ヴィクトリアマイル
レース回顧
ジュールポレールは8番手の外からメンバー2位の33.3秒で抜け出し、最後はリスグラシューの追撃をハナ差完封してレースを制した。勝ちタイムは1分32秒3。カワキタエンカが逃げて前半3F35.2秒、前半5Fは58.3秒、後半5F34.0秒。雨が降って稍重になったが、高速馬場のままで流れが緩んで上がり勝負になった。ジュールボレールは内枠からスタートを決めて勝ちポジション(中団の外)につけたこと、レースが上がり勝負になったことが大きかった。上がり勝負になったことで上がり勝負に強いジュールボレールが勝ち、レッドアヴァンセが3着。どちらの流れにも対応できるリスグラシューが2着。上がり勝負が得意ではないアエロリットが飛ばしていれば、違った結果になったのではないか。ジュールポレールは昨年重馬場の阪神牝馬Sと稍重のヴィクトリアマイルで3着に入った馬。ヴィクトリアマイルはリピーターが強いレースだが、今年は昨年勝ったアドマイヤリードではなく、ジュールボレールの方だった。サダムパテックの半妹がG1初制覇。重賞初制覇がG1制覇となったのは、今のマイル路線のレベルの低さを示している。安田記念は中距離馬に持っていかれるのではないか。今後は安田記念は使わずに休養し、秋は府中牝馬SからマイルCSに向かう予定。

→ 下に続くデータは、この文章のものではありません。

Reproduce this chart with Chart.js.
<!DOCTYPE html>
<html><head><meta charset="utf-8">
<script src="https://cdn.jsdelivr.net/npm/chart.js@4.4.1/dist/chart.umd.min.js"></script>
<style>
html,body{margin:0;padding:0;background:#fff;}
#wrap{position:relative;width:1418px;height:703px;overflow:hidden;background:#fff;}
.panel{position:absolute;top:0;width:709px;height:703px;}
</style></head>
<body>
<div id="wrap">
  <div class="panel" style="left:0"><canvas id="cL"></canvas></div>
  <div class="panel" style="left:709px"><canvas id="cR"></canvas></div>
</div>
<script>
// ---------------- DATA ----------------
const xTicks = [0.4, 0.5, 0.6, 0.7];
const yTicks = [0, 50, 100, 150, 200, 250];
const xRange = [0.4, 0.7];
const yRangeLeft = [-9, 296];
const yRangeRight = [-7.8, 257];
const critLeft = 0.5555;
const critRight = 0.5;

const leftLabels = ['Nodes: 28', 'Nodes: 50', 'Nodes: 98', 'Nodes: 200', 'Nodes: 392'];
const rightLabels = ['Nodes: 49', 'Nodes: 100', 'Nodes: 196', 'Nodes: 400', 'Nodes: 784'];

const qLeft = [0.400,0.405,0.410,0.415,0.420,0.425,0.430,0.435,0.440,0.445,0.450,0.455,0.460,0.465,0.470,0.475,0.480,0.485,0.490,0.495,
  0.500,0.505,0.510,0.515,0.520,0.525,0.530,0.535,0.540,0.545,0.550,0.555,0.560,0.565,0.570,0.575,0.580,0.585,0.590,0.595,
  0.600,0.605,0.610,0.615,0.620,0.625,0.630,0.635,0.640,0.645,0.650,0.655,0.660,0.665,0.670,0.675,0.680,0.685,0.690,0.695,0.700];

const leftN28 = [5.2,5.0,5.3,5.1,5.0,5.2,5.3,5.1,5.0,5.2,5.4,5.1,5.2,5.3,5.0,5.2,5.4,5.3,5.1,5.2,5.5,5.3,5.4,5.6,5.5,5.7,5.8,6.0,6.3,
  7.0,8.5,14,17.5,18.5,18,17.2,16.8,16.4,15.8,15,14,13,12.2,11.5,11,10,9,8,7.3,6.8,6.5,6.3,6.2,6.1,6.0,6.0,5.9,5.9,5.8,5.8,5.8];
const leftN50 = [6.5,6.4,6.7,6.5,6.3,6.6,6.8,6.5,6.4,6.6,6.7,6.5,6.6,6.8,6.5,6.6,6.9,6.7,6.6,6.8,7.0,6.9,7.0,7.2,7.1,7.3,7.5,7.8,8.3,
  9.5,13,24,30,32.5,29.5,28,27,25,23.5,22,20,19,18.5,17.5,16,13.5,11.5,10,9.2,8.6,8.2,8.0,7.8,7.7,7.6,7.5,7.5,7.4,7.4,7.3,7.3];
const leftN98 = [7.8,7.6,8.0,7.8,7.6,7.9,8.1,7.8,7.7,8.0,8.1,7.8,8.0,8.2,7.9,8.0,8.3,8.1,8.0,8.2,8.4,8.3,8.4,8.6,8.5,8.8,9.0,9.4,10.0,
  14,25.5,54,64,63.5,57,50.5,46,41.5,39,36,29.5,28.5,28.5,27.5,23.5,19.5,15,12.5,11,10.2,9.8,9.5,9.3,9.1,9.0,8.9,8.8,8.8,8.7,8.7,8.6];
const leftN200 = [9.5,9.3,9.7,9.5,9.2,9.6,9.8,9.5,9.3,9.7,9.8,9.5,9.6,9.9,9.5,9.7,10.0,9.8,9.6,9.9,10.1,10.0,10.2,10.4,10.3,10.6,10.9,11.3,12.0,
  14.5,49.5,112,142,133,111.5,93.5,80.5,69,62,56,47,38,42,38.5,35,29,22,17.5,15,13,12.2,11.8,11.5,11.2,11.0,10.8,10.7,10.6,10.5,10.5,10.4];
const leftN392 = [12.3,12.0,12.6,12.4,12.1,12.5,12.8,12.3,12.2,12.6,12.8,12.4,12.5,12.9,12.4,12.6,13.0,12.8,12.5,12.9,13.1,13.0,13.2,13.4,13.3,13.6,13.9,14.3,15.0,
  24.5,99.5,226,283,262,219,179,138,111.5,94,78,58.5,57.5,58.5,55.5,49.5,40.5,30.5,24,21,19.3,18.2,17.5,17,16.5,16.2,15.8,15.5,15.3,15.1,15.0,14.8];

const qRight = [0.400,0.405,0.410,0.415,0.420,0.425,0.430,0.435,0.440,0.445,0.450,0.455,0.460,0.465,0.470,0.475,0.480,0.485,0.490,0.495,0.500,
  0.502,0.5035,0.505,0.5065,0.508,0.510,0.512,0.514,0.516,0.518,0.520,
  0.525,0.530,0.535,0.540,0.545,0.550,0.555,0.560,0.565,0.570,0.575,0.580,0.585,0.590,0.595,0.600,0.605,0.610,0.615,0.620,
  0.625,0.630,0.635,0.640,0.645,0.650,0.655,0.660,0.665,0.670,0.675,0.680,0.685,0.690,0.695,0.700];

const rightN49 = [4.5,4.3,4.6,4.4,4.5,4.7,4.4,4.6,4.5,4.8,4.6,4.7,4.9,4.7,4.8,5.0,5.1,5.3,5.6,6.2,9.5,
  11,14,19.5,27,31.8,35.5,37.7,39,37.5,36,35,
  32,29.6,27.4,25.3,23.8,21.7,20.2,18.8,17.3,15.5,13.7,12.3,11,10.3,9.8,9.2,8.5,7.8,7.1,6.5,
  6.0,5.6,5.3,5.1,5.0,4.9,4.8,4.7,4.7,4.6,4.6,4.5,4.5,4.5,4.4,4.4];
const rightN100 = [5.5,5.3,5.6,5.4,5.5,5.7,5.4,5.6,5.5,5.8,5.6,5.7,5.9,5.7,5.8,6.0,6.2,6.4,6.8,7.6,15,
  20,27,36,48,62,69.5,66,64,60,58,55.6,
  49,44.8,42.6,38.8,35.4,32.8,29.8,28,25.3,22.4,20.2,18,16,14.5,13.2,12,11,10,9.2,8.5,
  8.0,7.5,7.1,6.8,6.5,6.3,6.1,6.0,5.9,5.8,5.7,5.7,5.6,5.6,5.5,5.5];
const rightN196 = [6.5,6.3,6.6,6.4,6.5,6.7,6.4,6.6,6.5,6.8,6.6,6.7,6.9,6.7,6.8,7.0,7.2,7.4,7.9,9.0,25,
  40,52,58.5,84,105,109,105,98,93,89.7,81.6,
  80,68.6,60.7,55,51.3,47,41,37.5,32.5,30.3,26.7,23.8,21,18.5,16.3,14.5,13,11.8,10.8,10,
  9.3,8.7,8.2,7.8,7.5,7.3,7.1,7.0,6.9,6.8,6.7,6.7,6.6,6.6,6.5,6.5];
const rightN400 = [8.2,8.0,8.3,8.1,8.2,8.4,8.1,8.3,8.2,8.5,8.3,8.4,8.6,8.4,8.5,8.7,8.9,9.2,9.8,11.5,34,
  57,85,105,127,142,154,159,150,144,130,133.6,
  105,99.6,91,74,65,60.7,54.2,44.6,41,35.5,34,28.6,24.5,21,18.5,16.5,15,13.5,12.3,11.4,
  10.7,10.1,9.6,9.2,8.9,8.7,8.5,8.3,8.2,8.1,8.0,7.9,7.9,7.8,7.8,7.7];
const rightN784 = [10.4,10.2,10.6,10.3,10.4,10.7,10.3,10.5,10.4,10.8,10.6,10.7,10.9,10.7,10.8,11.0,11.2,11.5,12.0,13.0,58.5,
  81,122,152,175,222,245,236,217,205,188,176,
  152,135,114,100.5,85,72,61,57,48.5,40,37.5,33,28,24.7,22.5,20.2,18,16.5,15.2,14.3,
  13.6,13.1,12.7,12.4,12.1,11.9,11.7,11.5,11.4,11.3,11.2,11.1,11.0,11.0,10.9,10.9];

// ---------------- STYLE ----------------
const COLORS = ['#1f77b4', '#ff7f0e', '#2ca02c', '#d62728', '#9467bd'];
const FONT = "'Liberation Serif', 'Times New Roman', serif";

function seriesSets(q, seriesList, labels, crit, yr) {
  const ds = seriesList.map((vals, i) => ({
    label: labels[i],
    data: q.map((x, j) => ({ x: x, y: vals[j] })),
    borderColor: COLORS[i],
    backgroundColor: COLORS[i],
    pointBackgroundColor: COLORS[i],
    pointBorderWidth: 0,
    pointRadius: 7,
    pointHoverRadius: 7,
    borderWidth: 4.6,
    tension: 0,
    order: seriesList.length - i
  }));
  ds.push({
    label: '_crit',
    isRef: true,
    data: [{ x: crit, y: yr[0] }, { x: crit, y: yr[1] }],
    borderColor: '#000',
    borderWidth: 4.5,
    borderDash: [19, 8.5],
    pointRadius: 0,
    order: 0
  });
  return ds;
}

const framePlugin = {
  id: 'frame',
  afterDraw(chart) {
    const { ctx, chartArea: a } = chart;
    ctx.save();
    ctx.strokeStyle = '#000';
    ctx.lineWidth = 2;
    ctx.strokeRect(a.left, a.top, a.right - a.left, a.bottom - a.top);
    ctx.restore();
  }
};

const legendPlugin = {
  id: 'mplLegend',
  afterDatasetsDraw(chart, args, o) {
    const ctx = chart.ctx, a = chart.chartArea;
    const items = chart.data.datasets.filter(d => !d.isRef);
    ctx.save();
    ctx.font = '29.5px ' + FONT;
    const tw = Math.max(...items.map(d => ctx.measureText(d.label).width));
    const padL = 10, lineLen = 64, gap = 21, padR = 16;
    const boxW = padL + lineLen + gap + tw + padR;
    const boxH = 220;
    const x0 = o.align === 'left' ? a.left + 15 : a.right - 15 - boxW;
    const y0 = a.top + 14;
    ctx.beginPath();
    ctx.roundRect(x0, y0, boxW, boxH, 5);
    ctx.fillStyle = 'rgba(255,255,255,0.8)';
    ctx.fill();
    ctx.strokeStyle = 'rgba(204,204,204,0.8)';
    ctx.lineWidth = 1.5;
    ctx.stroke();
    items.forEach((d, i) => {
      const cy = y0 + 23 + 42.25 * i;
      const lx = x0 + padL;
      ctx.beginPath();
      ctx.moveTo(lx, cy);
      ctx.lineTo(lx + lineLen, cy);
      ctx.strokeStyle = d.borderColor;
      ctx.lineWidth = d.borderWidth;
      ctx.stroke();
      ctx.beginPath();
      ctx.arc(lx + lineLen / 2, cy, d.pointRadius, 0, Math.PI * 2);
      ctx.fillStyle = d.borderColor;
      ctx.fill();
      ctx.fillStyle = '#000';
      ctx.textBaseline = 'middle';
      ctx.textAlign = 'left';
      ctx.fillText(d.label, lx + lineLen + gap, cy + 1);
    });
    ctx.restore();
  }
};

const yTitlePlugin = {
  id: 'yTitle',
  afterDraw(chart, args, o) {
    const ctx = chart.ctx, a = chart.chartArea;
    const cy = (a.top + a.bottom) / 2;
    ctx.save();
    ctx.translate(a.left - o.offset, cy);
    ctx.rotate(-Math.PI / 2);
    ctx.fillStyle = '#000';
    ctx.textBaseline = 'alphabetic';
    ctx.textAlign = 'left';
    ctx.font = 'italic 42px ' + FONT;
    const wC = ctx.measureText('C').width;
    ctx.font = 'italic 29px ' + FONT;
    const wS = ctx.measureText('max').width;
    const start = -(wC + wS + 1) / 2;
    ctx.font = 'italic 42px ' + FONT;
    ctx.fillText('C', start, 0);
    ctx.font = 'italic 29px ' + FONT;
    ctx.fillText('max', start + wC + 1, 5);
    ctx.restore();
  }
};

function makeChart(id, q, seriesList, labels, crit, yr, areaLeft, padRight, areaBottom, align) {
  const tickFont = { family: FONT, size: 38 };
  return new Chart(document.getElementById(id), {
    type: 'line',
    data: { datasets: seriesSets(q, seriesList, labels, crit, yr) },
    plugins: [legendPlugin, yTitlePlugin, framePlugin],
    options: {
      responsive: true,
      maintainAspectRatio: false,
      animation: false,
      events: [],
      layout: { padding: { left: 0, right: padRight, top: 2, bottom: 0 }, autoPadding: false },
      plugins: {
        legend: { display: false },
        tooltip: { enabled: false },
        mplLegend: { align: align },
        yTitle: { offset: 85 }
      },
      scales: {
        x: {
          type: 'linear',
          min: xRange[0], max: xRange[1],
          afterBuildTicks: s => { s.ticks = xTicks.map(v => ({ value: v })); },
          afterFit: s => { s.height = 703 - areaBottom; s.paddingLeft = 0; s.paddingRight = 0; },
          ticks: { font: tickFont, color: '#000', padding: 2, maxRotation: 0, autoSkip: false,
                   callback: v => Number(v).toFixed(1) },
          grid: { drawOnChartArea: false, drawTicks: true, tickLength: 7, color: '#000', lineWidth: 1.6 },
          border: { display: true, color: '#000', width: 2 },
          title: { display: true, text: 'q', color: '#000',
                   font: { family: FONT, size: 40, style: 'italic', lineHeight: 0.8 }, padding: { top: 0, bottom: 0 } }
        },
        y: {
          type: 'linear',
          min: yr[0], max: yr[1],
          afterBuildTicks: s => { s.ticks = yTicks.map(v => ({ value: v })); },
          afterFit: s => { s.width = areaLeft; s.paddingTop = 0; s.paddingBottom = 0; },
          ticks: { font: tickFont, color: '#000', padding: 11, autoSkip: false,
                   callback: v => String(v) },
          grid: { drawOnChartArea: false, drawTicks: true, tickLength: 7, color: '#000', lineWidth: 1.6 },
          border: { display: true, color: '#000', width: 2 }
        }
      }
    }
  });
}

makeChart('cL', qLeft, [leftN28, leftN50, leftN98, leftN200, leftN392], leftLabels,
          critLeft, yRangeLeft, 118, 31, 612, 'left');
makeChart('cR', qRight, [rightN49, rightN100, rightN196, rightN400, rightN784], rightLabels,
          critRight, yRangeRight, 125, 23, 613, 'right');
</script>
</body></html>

リスグラシューは13番手からメンバー最速の32.9秒で伸びてハナ差の2着。直線でスペースがなく少し追い出しを待たされたが、武豊騎手が落ち着いて捌いてきた。最後に外から物凄い脚を使ったが、ハナ差届かず2着。これで阪神JF、桜花賞、秋華賞に続き、G1で4度目の2着。Mデムーロ騎手が騎乗してガツンと追えばあっさり勝つのかもしれないが、目一杯の競馬をすると今後の成長を阻害しかねない。奥手のハーツクライ産駒でまだ成長が見込める。実際、馬体はデビュー当時より20キロほど大きくなって成長している。武豊騎手が教育して馬は少しずつ強くなっている。いずれこのコンビでG1を勝つときが来るのではないか。次走は安田記念。引き続き武豊騎手が騎乗することになった。芝1600mは[2−4−2−0]、東京芝1600mは[2−1−0−0]。牡馬を相手にどこまでやれるのか楽しみだ。
レッドアヴァンセは4番手からメンバー4位の33.6秒で伸びてハナ+クビ差の3着。直線で早めに抜け出して見せ場を作ったが、早めに動いたぶん最後は少し脚が鈍った。上がり勝負に強いタイプ。最終調教の動きが目立ったように調子も良かったのだろう。母はエリモピクシー。半兄クラレントはNHKマイルC3着、安田記念3着、レッドヴェイロンはNHKマイルC3着。この一族は東京マイルG1で3着に来ることが多い。今後は休養して府中牝馬Sあたりで復帰することになりそうだ。
アエロリットは好位から徐々に押し上げて直線で抜け出しかけたが、最後に伸び切れず0.1秒差の4着。上がりは12位タイの34.0秒。切れより地力タイプで上がり勝負になって切れ負け。流れが緩むとこうなることは誰もが分かっていたが、渋った馬場で時計、上がりが読みにくかったこともあり、結局は上がり勝負になった。レース後に左前脚の落鉄が判明。いつ落鉄したのかは分からないが、影響があったのかもしれない。次走は安田記念。パンパンの良馬場の消耗戦で古馬相手にどこまで踏ん張れるか。超スローの逃げという秘策もある。
アドマイヤリードは中団の後ろからメンバー6位タイの33.7秒で伸びて0.7秒差の8着。前半から下げて脚をタメようにMデムーロ騎手の流れの読みが展開と逆に出た印象。直線でも伸びない内を突いていた。渋った馬場は得意な馬だが、雨で緩んでも高速馬場というのが合わなかったのかもしれない。もっと時計の掛かる馬場で狙いたい。